Good point Rex, I forgot to clarify. According to my sources, they may not have been, although Time Inc. refuses to disclose exactly how many layoffs they plan to make. So for now, we'll keep them separate.
A new business model?
Submitted by Anonymous on Fri, 11/07/2008 - 11:13.

We've launched three local direct-mail niche magazines this year with circs of 20,000 each. Two are monthly and one is quarterly. Combined margins of these titles are over 40 percent. All are growing despite the economy. Articles and art are freelanced, with production, web and ad sales in-house. Our shop is a small three-person operation whose members have national magazine, B2B, trade and newspaper experience. Remember: You're the talent that makes the publisher money. That talent stays with you when you leave. Think creatively about a direct-mail startup.
Finally
Submitted by Anonymous on Fri, 11/07/2008 - 14:48.

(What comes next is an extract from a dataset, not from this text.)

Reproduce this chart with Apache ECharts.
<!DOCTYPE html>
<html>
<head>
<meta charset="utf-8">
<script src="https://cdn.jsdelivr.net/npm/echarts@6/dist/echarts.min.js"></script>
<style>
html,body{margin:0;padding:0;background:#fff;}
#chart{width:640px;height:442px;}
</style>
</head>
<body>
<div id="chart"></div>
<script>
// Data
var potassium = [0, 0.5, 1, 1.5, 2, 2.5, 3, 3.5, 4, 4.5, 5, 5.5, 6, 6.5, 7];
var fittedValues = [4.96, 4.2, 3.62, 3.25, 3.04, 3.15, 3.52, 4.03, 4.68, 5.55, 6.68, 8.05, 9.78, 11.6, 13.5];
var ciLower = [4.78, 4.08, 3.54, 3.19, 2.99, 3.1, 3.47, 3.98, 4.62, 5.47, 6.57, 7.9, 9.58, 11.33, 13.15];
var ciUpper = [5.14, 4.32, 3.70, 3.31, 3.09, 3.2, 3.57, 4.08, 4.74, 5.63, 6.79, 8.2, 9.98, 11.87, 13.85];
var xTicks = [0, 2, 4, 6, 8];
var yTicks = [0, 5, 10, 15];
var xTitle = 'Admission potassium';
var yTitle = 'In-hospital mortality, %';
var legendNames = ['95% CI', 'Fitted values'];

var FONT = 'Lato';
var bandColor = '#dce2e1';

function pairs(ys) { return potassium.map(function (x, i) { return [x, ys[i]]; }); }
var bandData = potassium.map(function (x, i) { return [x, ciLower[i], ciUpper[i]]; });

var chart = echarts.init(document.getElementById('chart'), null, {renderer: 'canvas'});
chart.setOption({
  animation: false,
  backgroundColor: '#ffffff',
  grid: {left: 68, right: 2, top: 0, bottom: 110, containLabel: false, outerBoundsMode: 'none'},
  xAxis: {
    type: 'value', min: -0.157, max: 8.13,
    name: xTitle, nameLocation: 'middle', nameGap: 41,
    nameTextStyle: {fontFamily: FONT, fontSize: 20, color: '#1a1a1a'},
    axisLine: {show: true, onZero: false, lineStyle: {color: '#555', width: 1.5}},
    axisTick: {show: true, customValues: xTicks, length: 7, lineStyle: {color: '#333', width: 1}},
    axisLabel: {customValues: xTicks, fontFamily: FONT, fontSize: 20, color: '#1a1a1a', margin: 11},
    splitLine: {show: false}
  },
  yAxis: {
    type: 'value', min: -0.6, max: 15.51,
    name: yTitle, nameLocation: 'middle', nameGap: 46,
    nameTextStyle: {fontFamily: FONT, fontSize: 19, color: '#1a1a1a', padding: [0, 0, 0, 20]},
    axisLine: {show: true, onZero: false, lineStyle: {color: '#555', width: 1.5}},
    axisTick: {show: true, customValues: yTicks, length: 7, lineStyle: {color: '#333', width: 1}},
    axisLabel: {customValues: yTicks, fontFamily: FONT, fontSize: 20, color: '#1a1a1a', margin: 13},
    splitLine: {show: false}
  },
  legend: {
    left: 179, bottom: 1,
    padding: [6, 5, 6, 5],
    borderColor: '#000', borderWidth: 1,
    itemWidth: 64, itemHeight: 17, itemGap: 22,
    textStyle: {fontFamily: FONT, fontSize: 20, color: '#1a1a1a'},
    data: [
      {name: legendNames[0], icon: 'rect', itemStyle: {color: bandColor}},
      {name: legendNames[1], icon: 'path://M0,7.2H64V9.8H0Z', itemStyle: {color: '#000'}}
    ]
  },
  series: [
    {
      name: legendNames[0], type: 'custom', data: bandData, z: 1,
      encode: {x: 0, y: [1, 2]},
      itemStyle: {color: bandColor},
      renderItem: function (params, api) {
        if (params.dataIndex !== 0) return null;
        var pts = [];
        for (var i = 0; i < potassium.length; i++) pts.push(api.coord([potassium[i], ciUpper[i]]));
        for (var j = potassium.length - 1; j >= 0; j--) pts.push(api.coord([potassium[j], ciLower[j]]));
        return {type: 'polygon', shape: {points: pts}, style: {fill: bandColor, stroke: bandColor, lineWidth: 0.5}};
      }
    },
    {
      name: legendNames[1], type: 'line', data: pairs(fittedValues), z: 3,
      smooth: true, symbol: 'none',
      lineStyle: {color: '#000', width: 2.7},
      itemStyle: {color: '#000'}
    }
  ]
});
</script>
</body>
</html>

I recall sitting through a conference on the fate of newspapers and magazines back in 1992-93. The Interent was just raising its head and a few back then recognized it. Fastforward to now, and yep, the Internet has taken big, bloody bites out of newspapers -- I was given the choice of salary cut or severance in August. I, thankfully, bailed then. Mags are now victims of the same thing that hit papers in the first quarter of '08, plus the added heat of the market meltdown. Face it: We were all living way too high off the real estate hog for the last five, six years -- even with the Internet breaking in to our bread-and-butter revenue streams. Print will survive, but it will be a shadow of its former self. In the meantime, will we ever figure out how to make print money off our Web sites? And if we do, it'll likely be too little too late as the next generation of Web upstarts will be on to the next-new-thing.
Consitions in the industry
Submitted by MDWhite on Mon, 11/10/2008 - 17:32.

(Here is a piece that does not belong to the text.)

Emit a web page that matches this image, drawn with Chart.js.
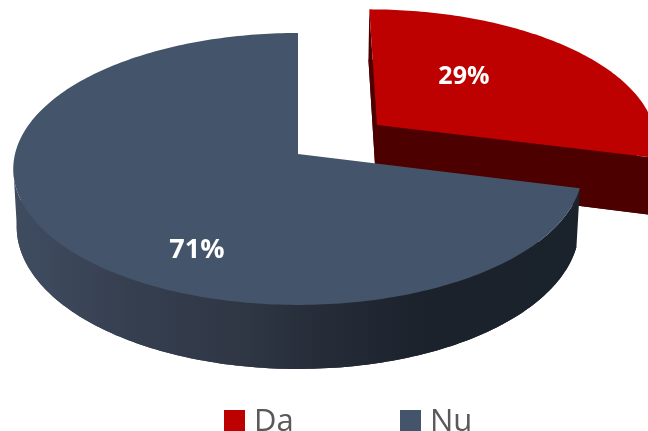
<!DOCTYPE html>
<html><head><meta charset="utf-8">
<style>html,body{margin:0;padding:0;background:#fff;overflow:hidden}#w{width:648px;height:431px}</style>
<script src="https://cdn.jsdelivr.net/npm/chart.js@4/dist/chart.umd.min.js"></script>
</head><body><div id="w"><canvas id="c" width="648" height="431"></canvas></div>
<script>
const categories = ['Da', 'Nu'];
const shares = [29, 71];
const sliceColors = ['#BD0000', '#44546A'];
const wallColors = ['#4C0000', null];
const valueLabels = ['29%', '71%'];

// perspective camera for the pie
const cam = {cx: 298, cy: 154, R: 283, S: 134.3, k: 0.11, D: 57, shrink: 0.012};
const project = (x, y, z) => {
  const w = 1 + cam.k * y;
  return [cam.cx + cam.R * x / w * (1 - cam.shrink * z), cam.cy + (-cam.S * y + cam.D * z) / w];
};
const labelAnchor = [[0.34, 0.39], [-0.331, -0.665]];
const labelFont = [25, 27];

const pie3d = {
  id: 'pie3d',
  beforeDatasetDraw(chart, args) {
    const ctx = chart.ctx;
    const arcs = chart.getDatasetMeta(args.index).data;
    const step = Math.PI / 180;
    arcs.forEach((arc, i) => {
      const p = arc.getProps(['startAngle', 'endAngle', 'outerRadius']);
      const d = arc.options.offset / p.outerRadius;
      const mid = (p.startAngle + p.endAngle) / 2;
      const ox = Math.cos(mid) * d, oy = -Math.sin(mid) * d;
      const pts = [];
      for (let a = p.startAngle; a < p.endAngle; a += step) pts.push([Math.cos(a) + ox, -Math.sin(a) + oy]);
      pts.push([Math.cos(p.endAngle) + ox, -Math.sin(p.endAngle) + oy]);

      let wall = wallColors[i];
      if (!wall) {
        wall = ctx.createLinearGradient(17, 0, 580, 0);
        wall.addColorStop(0, '#3F4C60');
        wall.addColorStop(0.2, '#363F50');
        wall.addColorStop(0.4, '#2F3745');
        wall.addColorStop(0.52, '#272E3A');
        wall.addColorStop(0.72, '#1B222C');
        wall.addColorStop(1, '#1A222C');
      }
      ctx.fillStyle = wall;
      // bottom face
      ctx.beginPath();
      ctx.moveTo(...project(ox, oy, 1));
      pts.forEach(q => ctx.lineTo(...project(q[0], q[1], 1)));
      ctx.closePath();
      ctx.fill();
      // visible part of the outer wall
      const front = pts.filter(q => q[1] <= -cam.k + 0.02);
      if (front.length > 1) {
        ctx.beginPath();
        front.forEach((q, j) => { const t = project(q[0], q[1], 0); j ? ctx.lineTo(t[0], t[1]) : ctx.moveTo(t[0], t[1]); });
        for (let j = front.length - 1; j >= 0; j--) ctx.lineTo(...project(front[j][0], front[j][1], 1));
        ctx.closePath();
        ctx.fill();
      }
      // cut faces of the pulled-out slice
      if (i === 0) {
        [pts[0], pts[pts.length - 1]].forEach(e => {
          ctx.beginPath();
          ctx.moveTo(...project(ox, oy, 0));
          ctx.lineTo(...project(e[0], e[1], 0));
          ctx.lineTo(...project(e[0], e[1], 1));
          ctx.lineTo(...project(ox, oy, 1));
          ctx.closePath();
          ctx.fill();
        });
      }
      // top face
      ctx.beginPath();
      ctx.moveTo(...project(ox, oy, 0));
      pts.forEach(q => ctx.lineTo(...project(q[0], q[1], 0)));
      ctx.closePath();
      ctx.fillStyle = arc.options.backgroundColor;
      ctx.fill();
      // value label
      const la = labelAnchor[i];
      const lp = project(la[0] + ox, la[1] + oy, 0);
      ctx.fillStyle = '#FFFFFF';
      ctx.font = 'bold ' + labelFont[i] + 'px "Open Sans"';
      ctx.textAlign = 'center';
      ctx.textBaseline = 'middle';
      ctx.fillText(valueLabels[i], lp[0], lp[1]);
    });
    return false;
  },
  afterDraw(chart) {
    const ctx = chart.ctx;
    const boxX = [224, 400], textX = [254, 430];
    ctx.font = '31px "Open Sans"';
    ctx.textAlign = 'left';
    ctx.textBaseline = 'alphabetic';
    chart.data.labels.forEach((t, i) => {
      ctx.fillStyle = chart.data.datasets[0].backgroundColor[i];
      ctx.fillRect(boxX[i], 410, 21, 21);
      ctx.fillStyle = '#595959';
      ctx.fillText(t, textX[i], 431);
    });
  }
};

new Chart(document.getElementById('c'), {
  type: 'pie',
  data: {labels: categories, datasets: [{data: shares, backgroundColor: sliceColors, borderWidth: 0, offset: [66, 0]}]},
  options: {
    responsive: false, animation: false,
    plugins: {legend: {display: false}, tooltip: {enabled: false}}
  },
  plugins: [pie3d]
});
</script></body></html>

Consitions in the industry will improve only when the media regain the trust of the public. Over the past several decades, the shift amongst journalists has been away from the fair, accurate, and sober reportage that readers/viewers expect and deserve to a desire to "change the world" and "make a difference." Deny it all you want and analyze it 'til you're blue, the truth is that many who are working as "reporters" and "editors" today should have gone into social work, not journalism. I say this as a "J" graduate with 30-plus years in the business.
It's not the quality
Submitted by Anonymous on Tue, 11/11/2008 - 07:04.

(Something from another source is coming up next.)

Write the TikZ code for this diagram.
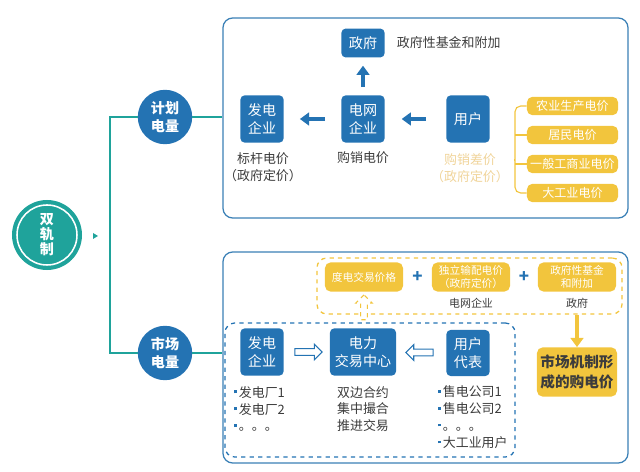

Anybody who believes improved quality can hold readers is living in a Rip Van Winkle stupor. Britannica had pretty good editorial quality, right? As a business, it's a ghost of what it used to be before first CD-ROM encyclopedias and finally Wikipedia came along. The same market forces apply to newspapers and magazines. Why should anyone pay for a classified when it's FREE on Craig's List? Why should we have laws requiring legal ads, when the smallest of local governments have web sites? The list goes on and on! Why should anyone read a limited editorial page when endless, searchable blogs and posts are available free? Fundamental changes in the economy and publishing have wrecked the business model. It's tough to compete with FREE. This doesn't just apply to print on paper. Talk to the folks at Netscape who lost their jobs to Microsoft's inferior browser. Talk to the folks at Microsoft now bleeding from Google's free online software. But when you're up against hundreds of amateurs donating their unpaid efforts to the Huffington Post from a computer in their mother's basement? Then, yes, having to amortize a Goss Metroliner and satisfy stockholders can be a bit of problem. The quality of American newspaper writing hasn't changed materially in 50 years. Some of it stunk back then too, but that's not the point.
Don't Give Away Internet Products
Submitted by Anonymous on Fri, 11/14/2008 - 13:30.

Publishing only survives as a money-making business if we stop giving away our online audiences to advertisers so cheaply. We need to build digital products that cost as much or more than print advertising, or this will become a drastically smaller industry. The value is there, but too many publishers are still too infatuated with print to really educate advertisers about the value of online. The fact is that the digital audience if more valuable than print's, because it's younger and more forward thinking.